There is plenty of room for disagreement here. That is the point. By making my beliefs and assumptions explicit I am allowing others in to the dialogue ate the pre-solution stage. This dialogue can be both stimulating and challenging. When was the last time you were invited to engage in school improvement in this way?

Step 4: Describe how the problem manifests in your school.

Complex problems may appear the same superficially across schools, but the nuances of context are important.

In relation to the quality of teaching, we may consider the staff profile, cultural norms around individualism or collectivism, past change efforts and their success, relationships between groups horizontally and hierarchically, systems such as performance related pay, and the prevailing view on what we mean by ‘good teaching’. By understanding the systemic factors which have taken us to this point and will help or hinder efforts to change we help avoid false-attributions about individual blame or competence.

Causal hypotheses should be exposed for scrutiny. Whilst leaders may attribute low standards to teachers’ unwillingness to follow guidance, teachers may point to how the guidance does not make sense in their context. These perceptual gaps are a hindrance to change and should be uncovered, however painful that may be. Rather than seeing this as conflict to be avoided, we should view it as a process of reaching a shared definition of the problem we are trying to solve.

The emphasis so far has been on perspectives rather than evidence. I have deliberately steered away from an ‘evidence-led’ approach as I find that this often leads to a narrow, over-simplified view of the problem. The rationalist approach of looking at data, creating a hypothesis, triangulating the data to improve validity, and so on, has its place but it underplays the lived experience of those in the school and risks over-valuing the measurable. Culturally, I would rather be in a school that engages in dialogue about the school’s problems than one which collects data to analyse them, and whilst the two are not mutually exclusive, the choice will give the organisation a very different ‘flavour’.

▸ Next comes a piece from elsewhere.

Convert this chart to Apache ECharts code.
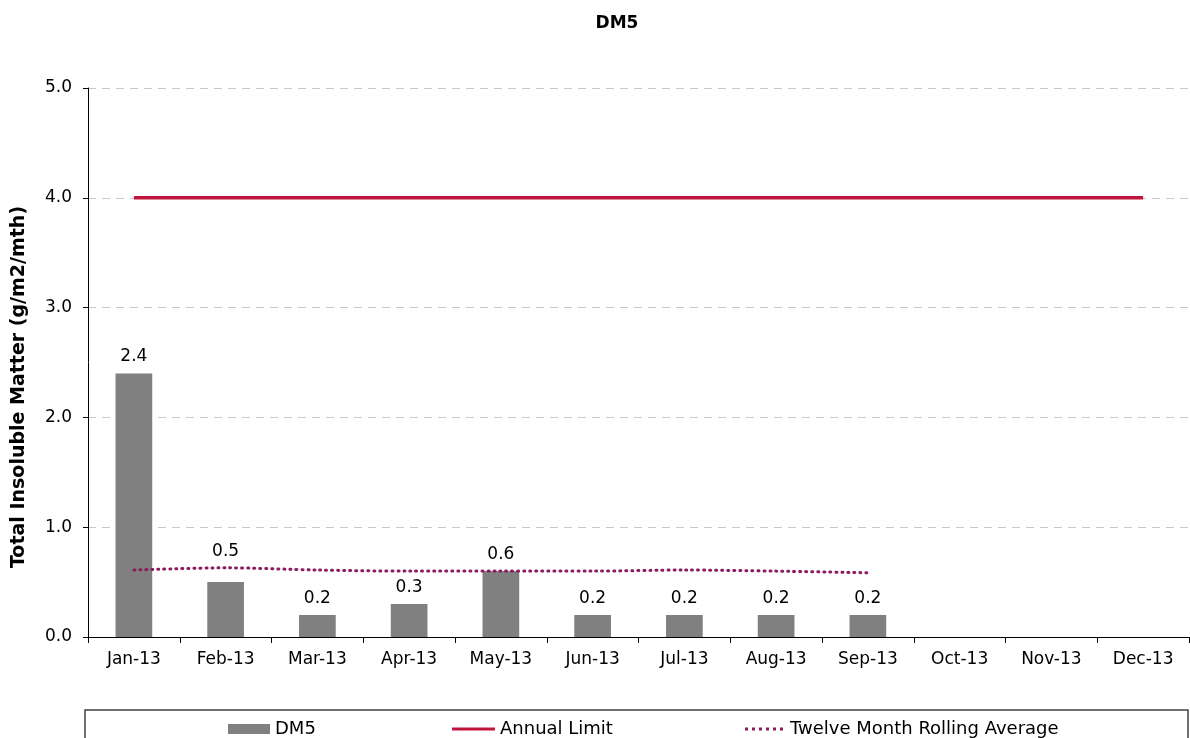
<!DOCTYPE html>
<html>
<head>
<meta charset="utf-8">
<script src="https://cdn.jsdelivr.net/npm/echarts@6/dist/echarts.min.js"></script>
<style>
  html, body { margin: 0; padding: 0; background: #fff; }
  #main { width: 1190px; height: 738px; }
</style>
</head>
<body>
<div id="main"></div>
<script>
// 月份
var months = ['Jan-13', 'Feb-13', 'Mar-13', 'Apr-13', 'May-13', 'Jun-13', 'Jul-13', 'Aug-13', 'Sep-13', 'Oct-13', 'Nov-13', 'Dec-13']
// DM5 柱子
var dm5 = [2.4, 0.5, 0.2, 0.3, 0.6, 0.2, 0.2, 0.2, 0.2, null, null, null]
// 年度限值
var annualLimit = [4, 4, 4, 4, 4, 4, 4, 4, 4, 4, 4, 4]
// 12个月滚动平均
var rollingAvg = [0.61, 0.63, 0.61, 0.60, 0.60, 0.60, 0.61, 0.60, 0.585, null, null, null]

var font = 'Verdana, "DejaVu Sans", sans-serif'
var myChart = echarts.init(document.getElementById('main'))

// 柱子数据, Feb 的标签往上挪 (原图避开了虚线)
var barData = dm5.map(function (v, i) {
  if (i === 1) return { value: v, label: { distance: 22 } }
  return v
})

// 点线图例
var dotPath = 'path://'
for (var k = 0; k < 6; k++) {
  dotPath += 'M' + (k * 7) + ',0h3v3h-3z'
}

var legendBase = {
  top: 715,
  textStyle: { fontFamily: font, fontSize: 18, color: '#000' },
  itemGap: 2,
  selectedMode: false
}

myChart.setOption({
  animation: false,
  title: {
    text: 'DM5',
    left: 612,
    top: 10,
    textAlign: 'center',
    textStyle: { fontFamily: font, fontSize: 17, fontWeight: 'bold', color: '#000' }
  },
  grid: { left: 88, right: 1, top: 88, bottom: 101, outerBoundsMode: 'none' },
  graphic: [
    {
      type: 'rect',
      shape: { x: 85, y: 710, width: 1103, height: 40 },
      style: { fill: 'none', stroke: '#404040', lineWidth: 1.5 }
    },
    {
      // y轴标题
      type: 'text',
      x: 19,
      y: 387,
      rotation: Math.PI / 2,
      style: {
        text: 'Total Insoluble Matter (g/m2/mth)',
        fontFamily: font,
        fontSize: 19,
        fontWeight: 'bold',
        fill: '#000',
        align: 'center',
        verticalAlign: 'middle'
      }
    }
  ],
  legend: [
    Object.assign({}, legendBase, {
      left: 223,
      data: [{ name: 'DM5', icon: 'rect' }],
      itemWidth: 42,
      itemHeight: 10
    }),
    Object.assign({}, legendBase, {
      left: 447,
      data: [{ name: 'Annual Limit', icon: 'rect' }],
      itemWidth: 43,
      itemHeight: 3
    }),
    Object.assign({}, legendBase, {
      left: 740,
      data: [{ name: 'Twelve Month Rolling Average', icon: dotPath }],
      itemWidth: 42,
      itemHeight: 3
    })
  ],
  xAxis: {
    type: 'category',
    data: months,
    axisLine: { lineStyle: { color: '#000', width: 1 } },
    axisTick: { show: true, length: 6, lineStyle: { color: '#000' } },
    axisLabel: { fontFamily: font, fontSize: 17, color: '#000', margin: 14 }
  },
  yAxis: {
    type: 'value',
    min: 0,
    max: 5,
    interval: 1,
    axisLine: { show: true, lineStyle: { color: '#000', width: 1 } },
    axisTick: { show: true, length: 5, lineStyle: { color: '#000' } },
    axisLabel: {
      fontFamily: font, fontSize: 17, color: '#000', margin: 16,
      formatter: function (v) { return v.toFixed(1) }
    },
    splitLine: { show: true, lineStyle: { color: '#c8c8c8', type: [8, 6], width: 1 } }
  },
  series: [
    {
      name: 'DM5',
      type: 'bar',
      data: barData,
      barWidth: '40%',
      itemStyle: { color: '#808080' },
      label: {
        show: true,
        position: 'top',
        distance: 8,
        fontFamily: font,
        fontSize: 17,
        color: '#000',
        formatter: function (p) { return p.value.toFixed(1) }
      }
    },
    {
      name: 'Annual Limit',
      type: 'line',
      data: annualLimit,
      symbol: 'none',
      lineStyle: { color: '#C0143C', width: 3.5 },
      itemStyle: { color: '#C0143C' }
    },
    {
      name: 'Twelve Month Rolling Average',
      type: 'line',
      data: rollingAvg,
      symbol: 'none',
      smooth: 0.3,
      lineStyle: { color: '#8B1A5E', width: 3, type: [1, 5], cap: 'round' },
      itemStyle: { color: '#8B1A5E' }
    }
  ]
})
</script>
</body>
</html>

Besides which, who is to say that our perspectives are not informed by evidence and this evidence is less valuable than more ‘harvested’ varieties? It is right to stress-test our theories against something less subjective, but changing behaviour is dependent on changing minds: spreadsheets, surveys, and quality frameworks often fail to inspire a fundamental reappraisal of one’s core beliefs.

Finding a better balance between solution and problem orientation may also lead us to better self-evaluation practices in schools, and therefore better school improvement. If we think about self-evaluation as a process of evidence collection which school leaders design and control we end up with the managerialist behaviour which has become so common in schools in recent years. However, if we conceptualise self-evaluation as a process of reaching a shared understanding of the school’s problems through clear articulation, open dialogue, and a willingness to change our mind, we may begin to find solutions which make sense to those beyond those in leadership positions.